WHAT YOU ARE ASKED TO DO ▸
All the data below goes into the copy word for word, but the pictures don't.

DATA PROVIDED ▸
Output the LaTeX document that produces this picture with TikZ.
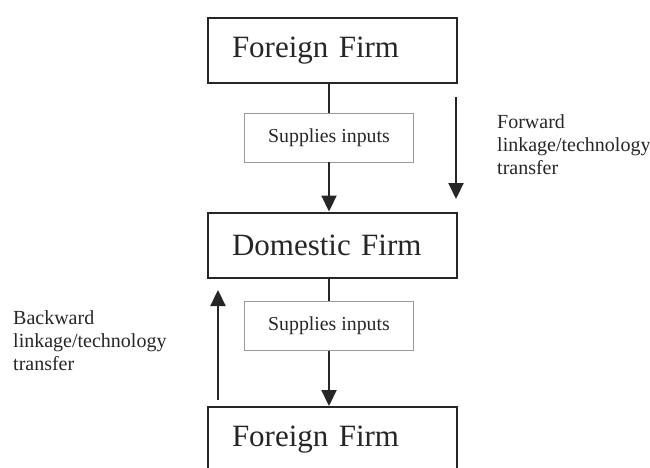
\documentclass[tikz,border=0pt]{standalone}
\usepackage{fontspec}
\setmainfont{Liberation Serif}
\usetikzlibrary{arrows.meta}
\definecolor{ink}{HTML}{262626}
\definecolor{thin}{HTML}{9A9A9A}
\tikzset{
  firm/.style={draw=ink, line width=2pt, minimum height=65pt, text width=201pt,
    inner xsep=24pt, inner ysep=0pt, align=left, text=ink,
    font=\fontsize{31}{36}\selectfont},
  supply/.style={draw=thin, line width=0.9pt, minimum width=169pt, minimum height=49pt,
    inner sep=0pt, text=ink, font=\fontsize{19.8}{23}\selectfont},
  link/.style={draw=ink, line width=2.2pt},
  arr/.style={link, -{Triangle[width=15pt,length=16pt]}},
  note/.style={anchor=north west, inner sep=0pt, align=left, text=ink,
    font=\fontsize{20}{23}\selectfont}
}
\begin{document}
\begin{tikzpicture}[x=1pt,y=-1pt]
\clip (0,0) rectangle (650,468);
\node[firm] (top) at (332.5,50.5) {Foreign Firm};
\node[supply] (s1) at (329,137.5) {Supplies inputs};
\node[firm] (dom) at (332.5,245) {Domestic Firm};
\node[supply] (s2) at (329,326) {Supplies inputs};
\node[firm] (bot) at (332.5,439.5) {Foreign Firm};

\draw[link] (s1.north) -- (s1.north |- top.south);
\draw[arr] (s1.south) -- (s1.south |- dom.north);
\draw[link] (s2.north) -- (s2.north |- dom.south);
\draw[arr] (s2.south) -- (s2.south |- bot.north);

\coordinate (f1) at (456,97);
\coordinate (f2) at (456,199);
\draw[arr] (f1) -- (f2);
\coordinate (b1) at (218,400);
\coordinate (b2) at (218,290);
\draw[arr] (b1) -- (b2);

\node[note] (fwd) at (497,114) {Forward\\linkage/technology\\transfer};
\node[note] (bwd) at (13,310) {Backward\\linkage/technology\\transfer};
\end{tikzpicture}
\end{document}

FULL RESPONSE ▸
Output the LaTeX document that produces this picture with TikZ.
\documentclass[tikz,border=0pt]{standalone}
\usepackage{fontspec}
\setmainfont{Liberation Serif}
\usetikzlibrary{arrows.meta}
\definecolor{ink}{HTML}{262626}
\definecolor{thin}{HTML}{9A9A9A}
\tikzset{
  firm/.style={draw=ink, line width=2pt, minimum height=65pt, text width=201pt,
    inner xsep=24pt, inner ysep=0pt, align=left, text=ink,
    font=\fontsize{31}{36}\selectfont},
  supply/.style={draw=thin, line width=0.9pt, minimum width=169pt, minimum height=49pt,
    inner sep=0pt, text=ink, font=\fontsize{19.8}{23}\selectfont},
  link/.style={draw=ink, line width=2.2pt},
  arr/.style={link, -{Triangle[width=15pt,length=16pt]}},
  note/.style={anchor=north west, inner sep=0pt, align=left, text=ink,
    font=\fontsize{20}{23}\selectfont}
}
\begin{document}
\begin{tikzpicture}[x=1pt,y=-1pt]
\clip (0,0) rectangle (650,468);
\node[firm] (top) at (332.5,50.5) {Foreign Firm};
\node[supply] (s1) at (329,137.5) {Supplies inputs};
\node[firm] (dom) at (332.5,245) {Domestic Firm};
\node[supply] (s2) at (329,326) {Supplies inputs};
\node[firm] (bot) at (332.5,439.5) {Foreign Firm};

\draw[link] (s1.north) -- (s1.north |- top.south);
\draw[arr] (s1.south) -- (s1.south |- dom.north);
\draw[link] (s2.north) -- (s2.north |- dom.south);
\draw[arr] (s2.south) -- (s2.south |- bot.north);

\coordinate (f1) at (456,97);
\coordinate (f2) at (456,199);
\draw[arr] (f1) -- (f2);
\coordinate (b1) at (218,400);
\coordinate (b2) at (218,290);
\draw[arr] (b1) -- (b2);

\node[note] (fwd) at (497,114) {Forward\\linkage/technology\\transfer};
\node[note] (bwd) at (13,310) {Backward\\linkage/technology\\transfer};
\end{tikzpicture}
\end{document}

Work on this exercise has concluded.